Once we produce the attention maps for a given image and its produced caption, we extend on this idea by removing an object from the source image and regenerating the produced caption to assess how it differs from the original. The method we choose to remove objects from an image is called Generative Inpainting. Given an input image and a binary mask, generative in-painting uses a pre-trained gated convolutional neural network to remove the part of the image in the mask and replace it with the model’s best guess of what the original image would look like without the masked portion. For example we can take an image of several surfers riding a wave, draw a white mask image where one of the surfers is located, then remove that surfer from the image by inferring what the background image should look like.






Object Importance

In order to determine how important an object is to the overall caption, we compare what the caption looks like with and without that object.
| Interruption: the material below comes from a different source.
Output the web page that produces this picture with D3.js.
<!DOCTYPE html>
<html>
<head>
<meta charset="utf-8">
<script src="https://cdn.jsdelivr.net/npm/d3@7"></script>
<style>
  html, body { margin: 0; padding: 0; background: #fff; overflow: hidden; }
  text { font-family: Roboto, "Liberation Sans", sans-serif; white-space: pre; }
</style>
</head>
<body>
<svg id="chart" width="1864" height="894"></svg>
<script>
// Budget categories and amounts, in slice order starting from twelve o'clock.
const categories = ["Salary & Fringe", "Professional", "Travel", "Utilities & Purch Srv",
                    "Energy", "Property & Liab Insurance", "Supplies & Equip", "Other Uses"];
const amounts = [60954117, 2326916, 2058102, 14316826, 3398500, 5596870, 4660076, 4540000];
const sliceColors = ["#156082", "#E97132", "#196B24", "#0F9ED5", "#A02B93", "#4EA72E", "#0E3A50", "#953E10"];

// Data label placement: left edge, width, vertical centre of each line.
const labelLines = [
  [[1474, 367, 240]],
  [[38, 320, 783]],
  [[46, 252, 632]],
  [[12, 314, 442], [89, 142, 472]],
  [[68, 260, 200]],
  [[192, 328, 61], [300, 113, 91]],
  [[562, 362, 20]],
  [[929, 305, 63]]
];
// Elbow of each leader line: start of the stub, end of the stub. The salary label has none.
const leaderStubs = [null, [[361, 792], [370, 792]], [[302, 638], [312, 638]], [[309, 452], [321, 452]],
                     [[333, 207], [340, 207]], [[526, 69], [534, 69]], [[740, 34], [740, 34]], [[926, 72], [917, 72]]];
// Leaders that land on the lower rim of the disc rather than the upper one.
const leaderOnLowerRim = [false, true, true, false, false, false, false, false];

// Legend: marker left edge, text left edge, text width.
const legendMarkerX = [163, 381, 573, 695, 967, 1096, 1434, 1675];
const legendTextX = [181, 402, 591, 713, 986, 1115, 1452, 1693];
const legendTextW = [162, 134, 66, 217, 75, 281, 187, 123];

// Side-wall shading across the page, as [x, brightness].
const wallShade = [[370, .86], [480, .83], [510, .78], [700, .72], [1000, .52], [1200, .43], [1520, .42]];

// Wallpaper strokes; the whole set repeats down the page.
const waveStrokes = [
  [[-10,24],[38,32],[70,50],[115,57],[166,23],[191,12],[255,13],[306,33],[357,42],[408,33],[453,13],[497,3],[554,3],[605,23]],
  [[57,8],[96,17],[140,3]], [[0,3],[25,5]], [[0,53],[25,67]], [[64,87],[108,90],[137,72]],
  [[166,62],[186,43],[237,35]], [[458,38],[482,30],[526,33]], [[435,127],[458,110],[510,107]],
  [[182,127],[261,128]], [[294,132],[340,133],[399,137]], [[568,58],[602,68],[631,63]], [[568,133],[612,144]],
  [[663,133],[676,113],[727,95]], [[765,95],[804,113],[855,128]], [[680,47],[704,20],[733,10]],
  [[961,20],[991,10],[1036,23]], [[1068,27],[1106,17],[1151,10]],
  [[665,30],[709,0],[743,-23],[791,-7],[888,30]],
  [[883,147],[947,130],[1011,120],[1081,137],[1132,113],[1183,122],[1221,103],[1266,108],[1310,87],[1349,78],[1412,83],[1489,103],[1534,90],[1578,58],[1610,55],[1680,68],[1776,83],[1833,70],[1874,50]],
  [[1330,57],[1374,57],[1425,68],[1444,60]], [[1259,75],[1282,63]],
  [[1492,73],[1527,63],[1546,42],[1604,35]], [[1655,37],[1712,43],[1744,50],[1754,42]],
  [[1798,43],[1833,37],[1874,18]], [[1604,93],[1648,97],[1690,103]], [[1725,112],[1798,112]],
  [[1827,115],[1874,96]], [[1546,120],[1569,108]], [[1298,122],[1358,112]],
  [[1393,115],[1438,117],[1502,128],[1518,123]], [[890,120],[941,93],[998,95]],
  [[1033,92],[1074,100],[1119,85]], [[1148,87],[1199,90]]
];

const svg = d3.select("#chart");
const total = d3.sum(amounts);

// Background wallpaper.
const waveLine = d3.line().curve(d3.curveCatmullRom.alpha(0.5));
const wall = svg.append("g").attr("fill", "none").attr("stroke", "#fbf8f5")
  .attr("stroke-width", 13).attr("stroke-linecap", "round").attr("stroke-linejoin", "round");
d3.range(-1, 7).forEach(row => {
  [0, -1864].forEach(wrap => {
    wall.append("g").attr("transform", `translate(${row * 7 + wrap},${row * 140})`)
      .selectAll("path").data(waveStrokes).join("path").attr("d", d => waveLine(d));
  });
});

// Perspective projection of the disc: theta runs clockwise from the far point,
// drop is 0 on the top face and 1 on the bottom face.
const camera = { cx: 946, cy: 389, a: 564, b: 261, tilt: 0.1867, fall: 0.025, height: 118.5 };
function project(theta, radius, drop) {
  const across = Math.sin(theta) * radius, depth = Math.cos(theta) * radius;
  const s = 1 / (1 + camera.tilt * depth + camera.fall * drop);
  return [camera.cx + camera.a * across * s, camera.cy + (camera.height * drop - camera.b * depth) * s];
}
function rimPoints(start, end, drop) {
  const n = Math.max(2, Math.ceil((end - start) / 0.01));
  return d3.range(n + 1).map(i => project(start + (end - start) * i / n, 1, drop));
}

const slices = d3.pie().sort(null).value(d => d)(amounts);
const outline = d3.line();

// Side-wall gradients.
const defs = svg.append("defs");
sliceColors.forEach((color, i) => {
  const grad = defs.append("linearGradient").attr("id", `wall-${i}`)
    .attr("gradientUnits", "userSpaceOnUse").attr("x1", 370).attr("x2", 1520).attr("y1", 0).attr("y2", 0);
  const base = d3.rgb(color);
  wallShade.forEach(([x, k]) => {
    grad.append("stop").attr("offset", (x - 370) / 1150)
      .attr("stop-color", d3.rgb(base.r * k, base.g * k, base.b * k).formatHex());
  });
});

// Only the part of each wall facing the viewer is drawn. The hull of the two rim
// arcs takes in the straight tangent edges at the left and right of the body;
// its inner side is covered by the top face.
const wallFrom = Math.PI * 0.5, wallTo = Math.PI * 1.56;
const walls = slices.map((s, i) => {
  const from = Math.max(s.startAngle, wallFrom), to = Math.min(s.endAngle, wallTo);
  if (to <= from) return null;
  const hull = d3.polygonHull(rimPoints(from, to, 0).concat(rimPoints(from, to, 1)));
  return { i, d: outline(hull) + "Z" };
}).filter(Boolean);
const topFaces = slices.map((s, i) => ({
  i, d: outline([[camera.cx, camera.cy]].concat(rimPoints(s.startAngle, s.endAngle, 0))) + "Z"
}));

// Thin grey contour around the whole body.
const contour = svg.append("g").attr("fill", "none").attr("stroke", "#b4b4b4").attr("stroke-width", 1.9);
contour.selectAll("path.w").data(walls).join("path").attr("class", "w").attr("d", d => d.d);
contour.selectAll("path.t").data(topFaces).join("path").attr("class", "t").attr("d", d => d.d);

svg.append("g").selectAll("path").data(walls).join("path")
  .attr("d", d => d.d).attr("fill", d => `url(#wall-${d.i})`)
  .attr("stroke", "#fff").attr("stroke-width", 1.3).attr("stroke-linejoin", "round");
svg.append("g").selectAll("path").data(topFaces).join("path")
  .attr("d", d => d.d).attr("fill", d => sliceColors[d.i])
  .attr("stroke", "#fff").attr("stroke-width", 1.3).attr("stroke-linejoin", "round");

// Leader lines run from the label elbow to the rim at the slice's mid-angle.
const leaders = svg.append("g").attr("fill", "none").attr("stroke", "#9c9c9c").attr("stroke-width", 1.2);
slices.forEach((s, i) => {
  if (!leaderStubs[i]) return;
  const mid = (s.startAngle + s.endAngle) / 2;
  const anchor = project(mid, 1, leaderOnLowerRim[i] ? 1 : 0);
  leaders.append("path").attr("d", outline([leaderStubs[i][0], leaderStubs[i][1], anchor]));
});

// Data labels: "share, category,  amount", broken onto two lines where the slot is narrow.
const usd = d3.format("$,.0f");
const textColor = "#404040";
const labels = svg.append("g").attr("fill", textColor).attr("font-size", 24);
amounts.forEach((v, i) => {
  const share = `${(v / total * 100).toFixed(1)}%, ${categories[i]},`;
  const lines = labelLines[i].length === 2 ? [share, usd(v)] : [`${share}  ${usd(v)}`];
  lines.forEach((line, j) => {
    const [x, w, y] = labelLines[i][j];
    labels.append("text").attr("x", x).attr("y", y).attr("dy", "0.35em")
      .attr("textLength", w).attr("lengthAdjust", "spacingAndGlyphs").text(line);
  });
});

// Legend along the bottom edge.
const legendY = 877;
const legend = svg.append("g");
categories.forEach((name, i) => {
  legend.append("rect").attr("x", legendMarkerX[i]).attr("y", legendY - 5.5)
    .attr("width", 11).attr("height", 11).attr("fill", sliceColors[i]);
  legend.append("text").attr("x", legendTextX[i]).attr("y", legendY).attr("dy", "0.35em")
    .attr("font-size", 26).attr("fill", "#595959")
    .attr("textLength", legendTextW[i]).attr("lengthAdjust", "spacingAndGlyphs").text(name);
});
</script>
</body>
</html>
We can make this comparison quantitatively using a pre-trained BERT model that converts sentences into vectors, then compare those vectors using the cosine similarity metric. Let's take a look at an example of our object importance visualization:






Conclusion

We trained our own image captioning model with the COCO dataset and evaluated the model with BLEU metric. With the image captioning model, we generated attention maps to visualize and explain to the audience how a caption is generated by our model step by step. We also implemented our image perturbation model and trained it with the COCO dataset. It has decent performance on removing an object from an image and refilling it. With the image perturbation model, we investigated how an caption can be changed if an object is removed from the raw image. Furthermore, we investigated and visualized the object importance by assigning an importance score to each object in an image. In the future, we want to make our model detect adversarial and see how much the caption changes. We also plan to add a segmentation prediction model to eliminate the need for pre-defined annotations. We hope our work will let more people know about Explainable AI.